• Records for the exercise:
>>>

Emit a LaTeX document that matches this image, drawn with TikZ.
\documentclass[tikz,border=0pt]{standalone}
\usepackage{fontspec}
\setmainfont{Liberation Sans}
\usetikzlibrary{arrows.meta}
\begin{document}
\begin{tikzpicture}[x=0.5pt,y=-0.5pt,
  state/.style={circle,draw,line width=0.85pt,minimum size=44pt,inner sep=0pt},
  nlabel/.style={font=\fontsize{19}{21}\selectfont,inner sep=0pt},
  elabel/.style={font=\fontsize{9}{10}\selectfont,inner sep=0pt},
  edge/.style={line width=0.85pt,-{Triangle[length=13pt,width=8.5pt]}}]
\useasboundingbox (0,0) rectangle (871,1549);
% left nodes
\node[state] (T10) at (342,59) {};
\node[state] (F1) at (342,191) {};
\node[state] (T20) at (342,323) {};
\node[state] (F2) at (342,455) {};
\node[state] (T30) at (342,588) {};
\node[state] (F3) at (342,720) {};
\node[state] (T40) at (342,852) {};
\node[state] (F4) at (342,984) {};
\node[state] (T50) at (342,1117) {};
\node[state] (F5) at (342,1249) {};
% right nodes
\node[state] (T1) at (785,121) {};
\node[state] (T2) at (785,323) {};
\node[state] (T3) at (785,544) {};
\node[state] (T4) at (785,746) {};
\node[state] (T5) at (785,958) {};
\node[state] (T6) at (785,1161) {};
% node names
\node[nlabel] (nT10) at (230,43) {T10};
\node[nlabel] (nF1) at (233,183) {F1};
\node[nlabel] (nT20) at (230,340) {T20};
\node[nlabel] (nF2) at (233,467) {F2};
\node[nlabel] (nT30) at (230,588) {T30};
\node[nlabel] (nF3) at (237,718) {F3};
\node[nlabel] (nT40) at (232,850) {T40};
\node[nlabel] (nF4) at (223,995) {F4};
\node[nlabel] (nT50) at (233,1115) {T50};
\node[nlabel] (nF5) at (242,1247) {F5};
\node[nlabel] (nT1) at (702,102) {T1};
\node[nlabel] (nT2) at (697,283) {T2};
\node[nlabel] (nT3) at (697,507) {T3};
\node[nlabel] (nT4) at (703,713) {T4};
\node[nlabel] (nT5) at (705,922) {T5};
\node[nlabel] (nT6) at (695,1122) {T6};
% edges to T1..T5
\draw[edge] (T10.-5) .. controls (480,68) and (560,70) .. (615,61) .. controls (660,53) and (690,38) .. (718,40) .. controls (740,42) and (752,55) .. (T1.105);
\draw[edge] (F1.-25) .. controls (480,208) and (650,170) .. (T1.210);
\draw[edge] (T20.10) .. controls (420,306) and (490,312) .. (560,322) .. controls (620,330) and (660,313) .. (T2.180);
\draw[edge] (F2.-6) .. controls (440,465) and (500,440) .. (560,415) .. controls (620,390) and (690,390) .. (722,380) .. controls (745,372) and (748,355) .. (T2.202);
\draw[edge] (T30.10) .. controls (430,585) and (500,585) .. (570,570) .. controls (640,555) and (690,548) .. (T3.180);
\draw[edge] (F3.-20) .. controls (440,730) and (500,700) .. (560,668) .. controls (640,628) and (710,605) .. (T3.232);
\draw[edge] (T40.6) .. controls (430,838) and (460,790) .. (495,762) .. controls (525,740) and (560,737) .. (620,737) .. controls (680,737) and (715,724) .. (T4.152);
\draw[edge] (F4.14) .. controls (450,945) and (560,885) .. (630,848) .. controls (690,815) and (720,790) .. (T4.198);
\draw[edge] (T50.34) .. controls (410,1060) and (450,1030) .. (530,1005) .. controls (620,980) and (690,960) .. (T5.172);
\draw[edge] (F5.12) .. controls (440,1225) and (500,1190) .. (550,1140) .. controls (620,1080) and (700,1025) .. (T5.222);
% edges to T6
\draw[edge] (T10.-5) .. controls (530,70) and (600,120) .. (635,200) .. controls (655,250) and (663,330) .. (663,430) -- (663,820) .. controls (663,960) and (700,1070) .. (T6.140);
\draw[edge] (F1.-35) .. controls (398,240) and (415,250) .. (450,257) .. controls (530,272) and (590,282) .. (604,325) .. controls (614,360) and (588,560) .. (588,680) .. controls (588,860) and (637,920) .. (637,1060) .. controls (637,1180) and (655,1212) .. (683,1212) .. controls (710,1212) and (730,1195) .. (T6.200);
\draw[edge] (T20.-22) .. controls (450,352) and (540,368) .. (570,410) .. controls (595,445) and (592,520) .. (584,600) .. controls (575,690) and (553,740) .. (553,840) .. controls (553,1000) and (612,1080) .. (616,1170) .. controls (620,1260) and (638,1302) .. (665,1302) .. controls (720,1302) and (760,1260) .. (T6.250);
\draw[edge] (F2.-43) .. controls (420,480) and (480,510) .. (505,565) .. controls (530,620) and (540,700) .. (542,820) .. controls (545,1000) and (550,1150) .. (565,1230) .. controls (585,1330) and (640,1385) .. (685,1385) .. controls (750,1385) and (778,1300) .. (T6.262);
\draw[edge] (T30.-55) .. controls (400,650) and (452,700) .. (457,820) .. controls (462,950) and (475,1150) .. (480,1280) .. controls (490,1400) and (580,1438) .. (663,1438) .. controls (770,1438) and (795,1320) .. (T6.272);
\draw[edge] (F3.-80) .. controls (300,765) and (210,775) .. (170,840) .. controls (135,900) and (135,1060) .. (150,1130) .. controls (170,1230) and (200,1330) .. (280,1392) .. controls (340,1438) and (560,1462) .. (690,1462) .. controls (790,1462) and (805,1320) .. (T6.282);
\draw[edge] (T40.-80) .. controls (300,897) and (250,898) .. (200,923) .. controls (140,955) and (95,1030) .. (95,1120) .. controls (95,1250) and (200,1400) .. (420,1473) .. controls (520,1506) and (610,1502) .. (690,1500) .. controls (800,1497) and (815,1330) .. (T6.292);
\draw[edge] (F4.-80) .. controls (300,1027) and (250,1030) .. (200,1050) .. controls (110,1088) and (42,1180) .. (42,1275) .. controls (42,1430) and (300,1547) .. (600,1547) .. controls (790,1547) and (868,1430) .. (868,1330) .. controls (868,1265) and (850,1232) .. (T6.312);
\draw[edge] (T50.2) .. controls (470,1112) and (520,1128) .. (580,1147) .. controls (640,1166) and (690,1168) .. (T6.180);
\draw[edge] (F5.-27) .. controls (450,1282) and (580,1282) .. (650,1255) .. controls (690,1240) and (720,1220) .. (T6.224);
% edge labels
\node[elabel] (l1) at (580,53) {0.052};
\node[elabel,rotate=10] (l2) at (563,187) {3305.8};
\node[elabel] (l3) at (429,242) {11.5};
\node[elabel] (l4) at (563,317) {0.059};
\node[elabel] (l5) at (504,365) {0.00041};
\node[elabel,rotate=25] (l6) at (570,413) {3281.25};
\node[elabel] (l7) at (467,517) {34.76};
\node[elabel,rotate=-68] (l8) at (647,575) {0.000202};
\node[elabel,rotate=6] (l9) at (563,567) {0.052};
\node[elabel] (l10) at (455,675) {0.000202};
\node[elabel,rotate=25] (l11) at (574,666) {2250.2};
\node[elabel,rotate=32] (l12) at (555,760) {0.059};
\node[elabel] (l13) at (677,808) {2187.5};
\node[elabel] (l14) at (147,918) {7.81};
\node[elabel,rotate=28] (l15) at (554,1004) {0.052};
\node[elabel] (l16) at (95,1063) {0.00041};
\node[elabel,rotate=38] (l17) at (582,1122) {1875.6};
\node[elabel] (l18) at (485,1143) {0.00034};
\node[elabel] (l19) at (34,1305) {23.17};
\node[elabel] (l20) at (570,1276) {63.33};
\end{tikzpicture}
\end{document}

<<<
>>>

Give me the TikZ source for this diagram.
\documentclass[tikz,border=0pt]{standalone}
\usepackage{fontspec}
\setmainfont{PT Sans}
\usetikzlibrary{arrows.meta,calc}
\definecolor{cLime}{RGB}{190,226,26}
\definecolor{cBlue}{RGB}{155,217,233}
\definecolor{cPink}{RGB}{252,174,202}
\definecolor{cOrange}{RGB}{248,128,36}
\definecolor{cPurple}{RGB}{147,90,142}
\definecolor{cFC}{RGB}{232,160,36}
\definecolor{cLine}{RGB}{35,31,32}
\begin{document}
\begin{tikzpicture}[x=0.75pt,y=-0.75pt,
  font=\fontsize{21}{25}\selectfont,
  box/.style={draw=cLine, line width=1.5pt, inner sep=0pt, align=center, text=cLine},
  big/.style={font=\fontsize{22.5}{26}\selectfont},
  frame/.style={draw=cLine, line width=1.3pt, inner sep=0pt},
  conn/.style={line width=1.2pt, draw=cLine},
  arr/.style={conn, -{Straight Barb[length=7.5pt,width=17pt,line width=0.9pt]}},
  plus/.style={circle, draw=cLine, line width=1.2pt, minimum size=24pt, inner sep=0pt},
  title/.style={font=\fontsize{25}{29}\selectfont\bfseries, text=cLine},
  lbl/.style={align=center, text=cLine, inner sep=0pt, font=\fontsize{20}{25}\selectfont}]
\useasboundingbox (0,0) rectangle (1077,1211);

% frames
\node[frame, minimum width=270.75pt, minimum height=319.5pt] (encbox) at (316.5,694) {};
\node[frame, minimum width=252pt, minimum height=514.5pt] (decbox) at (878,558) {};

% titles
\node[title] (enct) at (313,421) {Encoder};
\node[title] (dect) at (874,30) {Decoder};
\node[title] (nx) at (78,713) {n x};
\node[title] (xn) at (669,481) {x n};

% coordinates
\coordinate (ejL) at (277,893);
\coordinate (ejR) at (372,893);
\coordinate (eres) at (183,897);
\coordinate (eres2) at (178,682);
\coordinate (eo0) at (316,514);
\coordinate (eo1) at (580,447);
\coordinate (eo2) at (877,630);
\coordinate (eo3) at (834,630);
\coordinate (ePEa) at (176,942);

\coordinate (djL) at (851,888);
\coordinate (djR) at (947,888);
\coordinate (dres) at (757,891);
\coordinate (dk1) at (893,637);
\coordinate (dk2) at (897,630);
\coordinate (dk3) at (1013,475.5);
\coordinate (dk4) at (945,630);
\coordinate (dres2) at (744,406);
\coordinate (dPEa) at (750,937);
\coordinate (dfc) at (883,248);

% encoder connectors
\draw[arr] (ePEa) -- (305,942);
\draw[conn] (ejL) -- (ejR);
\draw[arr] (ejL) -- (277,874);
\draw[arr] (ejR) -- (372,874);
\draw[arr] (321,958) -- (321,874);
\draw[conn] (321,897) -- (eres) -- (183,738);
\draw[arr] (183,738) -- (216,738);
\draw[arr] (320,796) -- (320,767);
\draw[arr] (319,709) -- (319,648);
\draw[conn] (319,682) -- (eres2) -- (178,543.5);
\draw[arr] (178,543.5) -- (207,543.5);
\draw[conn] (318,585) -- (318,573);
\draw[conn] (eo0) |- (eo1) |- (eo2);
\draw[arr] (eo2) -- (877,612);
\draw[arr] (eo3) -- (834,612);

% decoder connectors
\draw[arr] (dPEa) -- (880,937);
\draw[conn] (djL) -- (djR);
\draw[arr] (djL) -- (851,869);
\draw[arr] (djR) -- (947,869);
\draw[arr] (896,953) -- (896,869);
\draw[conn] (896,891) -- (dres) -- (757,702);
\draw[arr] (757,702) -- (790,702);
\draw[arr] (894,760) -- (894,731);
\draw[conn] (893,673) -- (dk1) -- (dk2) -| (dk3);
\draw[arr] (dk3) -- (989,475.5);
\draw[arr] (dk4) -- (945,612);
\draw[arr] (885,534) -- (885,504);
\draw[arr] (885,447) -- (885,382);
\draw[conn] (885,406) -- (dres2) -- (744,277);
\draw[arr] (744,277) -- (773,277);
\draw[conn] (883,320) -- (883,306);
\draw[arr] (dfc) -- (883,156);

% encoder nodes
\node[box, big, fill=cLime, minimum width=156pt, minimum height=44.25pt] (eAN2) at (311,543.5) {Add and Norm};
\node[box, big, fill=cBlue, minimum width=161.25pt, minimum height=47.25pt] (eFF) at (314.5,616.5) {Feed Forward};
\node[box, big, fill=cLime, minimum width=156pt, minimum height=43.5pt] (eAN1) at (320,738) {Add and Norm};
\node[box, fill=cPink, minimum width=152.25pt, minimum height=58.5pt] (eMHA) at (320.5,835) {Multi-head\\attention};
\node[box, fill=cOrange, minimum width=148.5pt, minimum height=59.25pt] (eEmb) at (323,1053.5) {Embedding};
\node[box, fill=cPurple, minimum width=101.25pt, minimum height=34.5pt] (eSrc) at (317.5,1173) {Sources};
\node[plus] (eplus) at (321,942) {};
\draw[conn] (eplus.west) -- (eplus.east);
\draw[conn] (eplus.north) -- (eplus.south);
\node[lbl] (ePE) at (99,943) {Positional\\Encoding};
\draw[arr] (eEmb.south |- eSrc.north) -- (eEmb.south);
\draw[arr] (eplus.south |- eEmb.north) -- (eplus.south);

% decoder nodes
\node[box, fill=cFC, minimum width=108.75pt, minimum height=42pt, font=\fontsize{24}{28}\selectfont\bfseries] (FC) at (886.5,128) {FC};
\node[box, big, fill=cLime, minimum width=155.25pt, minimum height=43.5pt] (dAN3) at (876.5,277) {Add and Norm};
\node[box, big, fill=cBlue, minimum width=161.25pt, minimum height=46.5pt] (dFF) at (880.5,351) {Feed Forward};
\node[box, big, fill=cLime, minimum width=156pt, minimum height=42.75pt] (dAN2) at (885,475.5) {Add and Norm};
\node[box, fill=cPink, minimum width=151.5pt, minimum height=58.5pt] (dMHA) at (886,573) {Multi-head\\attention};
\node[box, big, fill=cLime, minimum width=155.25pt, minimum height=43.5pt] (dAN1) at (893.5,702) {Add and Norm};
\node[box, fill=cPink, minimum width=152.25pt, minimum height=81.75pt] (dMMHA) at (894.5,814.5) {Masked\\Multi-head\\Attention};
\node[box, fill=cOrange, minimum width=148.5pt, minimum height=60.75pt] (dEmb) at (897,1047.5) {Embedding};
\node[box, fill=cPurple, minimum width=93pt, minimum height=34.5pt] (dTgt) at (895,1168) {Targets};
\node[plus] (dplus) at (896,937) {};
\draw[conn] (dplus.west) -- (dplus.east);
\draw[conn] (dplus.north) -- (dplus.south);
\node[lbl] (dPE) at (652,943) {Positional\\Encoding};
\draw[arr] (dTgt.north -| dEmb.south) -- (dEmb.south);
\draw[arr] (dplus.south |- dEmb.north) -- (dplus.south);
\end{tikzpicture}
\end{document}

<<<

• Task details: Write down only the number of lines that contain the string "this" in the listing.

• The result: 2